Et ailleurs dans le 6ème arrondissement

Au palais du Luxembourg

Avant de se séparer, les sénateurs avaient voté à l'unanimité la reconversion provisoire du palais du Luxembourg en ambulance contenant deux cents soixante quinze lits. Toutes les salles sont utilisées, y compris les salons de réception et le bureau présidentiel. Vu l'affluence, la capacité a progressivement été doublée. Les chambres des appartements du Petit-Luxembourg, résidence privée de l'ancien président du Sénat, sont affectées aux officiers. On ne reconnaît plus les lieux : « Dans la cour, plus de carrosses de gala, plus de valets aux riches livrées, plus de messagers chamarrés d'or ».

Des précautions ont été prises pour protéger des dégradations les magnifiques salles du palais. Les panneaux sculptés, peints et dorés sont recouverts de planches de sapin ou de toiles vertes. Dans la grande salle du musée, les toiles ont été retirées de leurs cadres. En ces temps difficiles où toutes les bonnes volontés sont bienvenues, on est à peine étonné d'apprendre que la lingerie est confiée aux soins de la générale de Montfort, l'épouse de l'ancien gouverneur du palais.
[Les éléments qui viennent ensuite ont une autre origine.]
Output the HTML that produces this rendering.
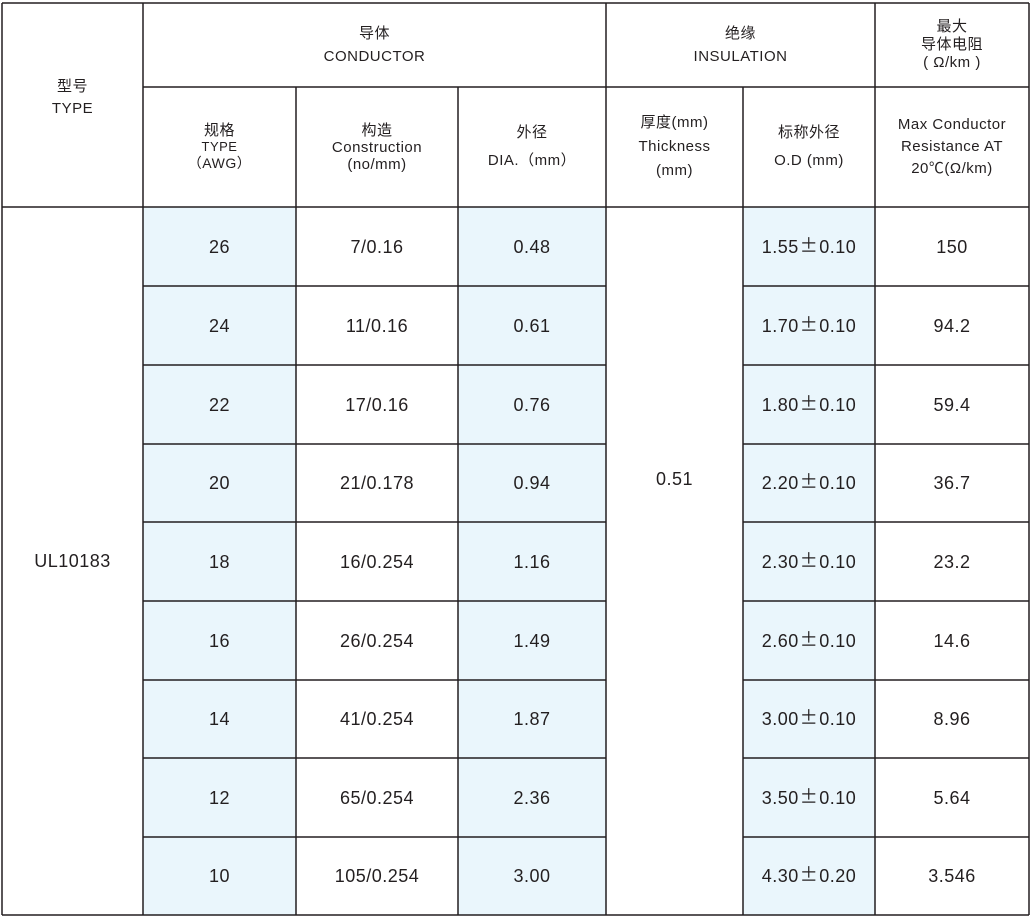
<!DOCTYPE html><html><head><meta charset="utf-8"><style>
body{margin:0;width:1033px;height:918px;background:#fff;position:relative;overflow:hidden;font-family:"Liberation Sans","Noto Sans CJK SC",sans-serif;color:#231f20}
.c{position:absolute;display:flex;align-items:center;justify-content:center;text-align:center;flex-direction:column}
.h{font-size:15px;line-height:18px;letter-spacing:0.5px}
.d{font-size:18px;letter-spacing:0.5px;line-height:20px}
.d>div{height:20px;line-height:20px}
.pm{font-family:"Noto Sans CJK SC",sans-serif;font-size:18px;margin:0 1px;line-height:1;display:inline-block;vertical-align:top;position:relative;top:-1px}
.b{position:absolute;background:#eaf6fc}
svg{position:absolute;left:0;top:0}
</style></head><body>
<div id="bg"></div>
<script>
var rows=[207,286,365,444,522,601,680,758,837,915];
var data=[["26","7/0.16","0.48","1.55±0.10","150"],["24","11/0.16","0.61","1.70±0.10","94.2"],["22","17/0.16","0.76","1.80±0.10","59.4"],["20","21/0.178","0.94","2.20±0.10","36.7"],["18","16/0.254","1.16","2.30±0.10","23.2"],["16","26/0.254","1.49","2.60±0.10","14.6"],["14","41/0.254","1.87","3.00±0.10","8.96"],["12","65/0.254","2.36","3.50±0.10","5.64"],["10","105/0.254","3.00","4.30±0.20","3.546"]];
var cols=[[143,296],[296,458],[458,606],[743,875],[875,1029]];
var h="";
[[143,296],[458,606],[743,875]].forEach(function(c){h+='<div class="b" style="left:'+c[0]+'px;top:207px;width:'+(c[1]-c[0])+'px;height:708px"></div>';});
for(var i=0;i<9;i++){for(var j=0;j<5;j++){var c=cols[j];var t=data[i][j].replace("±",'<span class="pm">±</span>');h+='<div class="c d" style="left:'+c[0]+'px;top:'+rows[i]+'px;width:'+(c[1]-c[0])+'px;height:'+(rows[i+1]-rows[i])+'px"><div>'+t+'</div></div>';}}
var s='<svg width="1033" height="918" stroke="#231f20" stroke-width="1.5">';
function L(a,b,c,d){s+='<line x1="'+a+'" y1="'+b+'" x2="'+c+'" y2="'+d+'"/>';}
L(2,3,1029,3);L(2,915,1029,915);L(2,3,2,915);L(1029,3,1029,915);
L(143,87,1029,87);L(2,207,1029,207);
L(143,3,143,915);L(606,3,606,915);L(875,3,875,915);
L(296,87,296,915);L(458,87,458,915);L(743,87,743,915);
for(var i=1;i<9;i++){L(143,rows[i],606,rows[i]);L(743,rows[i],1029,rows[i]);}
s+='</svg>';
document.getElementById("bg").innerHTML=h+s;
</script>
<div class="c h" style="left:2px;top:3px;width:141px;height:190px;line-height:22px">型号<br>TYPE</div>
<div class="c h" style="left:143px;top:3px;width:463px;height:84px;line-height:23px">导体<br>CONDUCTOR</div>
<div class="c h" style="left:606px;top:3px;width:269px;height:84px;line-height:23px">绝缘<br>INSULATION</div>
<div class="c h" style="left:875px;top:3px;width:154px;height:84px;line-height:18px">最大<br>导体电阻<br>( Ω/km )</div>
<div class="c h" style="left:143px;top:87px;width:153px;height:120px;line-height:16px">规格<br><span style="font-size:13px">TYPE</span><span style="font-size:14px">（AWG）</span></div>
<div class="c h" style="left:296px;top:87px;width:162px;height:120px;line-height:17px">构造<br>Construction<br>(no/mm)</div>
<div class="c h" style="left:458px;top:87px;width:148px;height:120px;line-height:28px">外径<br>DIA.（mm）</div>
<div class="c h" style="left:606px;top:87px;width:137px;height:120px;line-height:24px">厚度(mm)<br>Thickness<br>(mm)</div>
<div class="c h" style="left:743px;top:87px;width:132px;height:120px;line-height:28px">标称外径<br>O.D (mm)</div>
<div class="c h" style="left:875px;top:87px;width:154px;height:120px;line-height:22px">Max Conductor<br>Resistance AT<br>20℃(Ω/km)</div>
<div class="c d" style="left:2px;top:207px;width:141px;height:708px">UL10183</div>
<div class="c d" style="left:606px;top:207px;width:137px;height:543px">0.51</div>
</body></html>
Quant au jardin, le voici converti en camp militaire. Partout, des tentes et des feux de bivouac : « Plus de fêtes ! La jeunesse des écoles avait disparu ; elle était aux armées ».

Le financement de l'ambulance est mixte. Annexe de l'ambulance militaire du Val-de-Grâce, elle bénéficie de fonds publics. Mais elle a aussi reçu le produit d'une souscription auprès des anciens sénateurs, sans compter les « nombreux dons d'une centaine de dames du faubourg Saint-Germain ». À ces dons en argent s'ajoutent parfois des dons en nature de la part de personnalités en vue, témoignant de l'engagement général au service des combattants. Ainsi Jenny Richard-Bérenger, l'épouse du commandant du 18ème bataillon de la Garde nationale (voir lettre n°3) ouvre-t-elle une ambulance à son domicile 29-31 quai Voltaire (l'hôtel de Mailly-Nesle), pour soulager celle du Sénat.

Clergé et religieuses

Le clergé parisien n'est pas resté inactif. Dès l'annonce du désastre de Sedan, le curé de Saint-Sulpice, André Hamon, en charge de la paroisse depuis 1851, rappelle auprès de lui ceux de ses vicaires qui se trouvent dispersés pour les vacances. Chacun a pour mission de visiter les ambulances et même d'aller hors des remparts « offrir leur ministère aux mourants et recueillir les blessés », selon les termes de Charles Hamel dans son Histoire de l'église Saint-Sulpice.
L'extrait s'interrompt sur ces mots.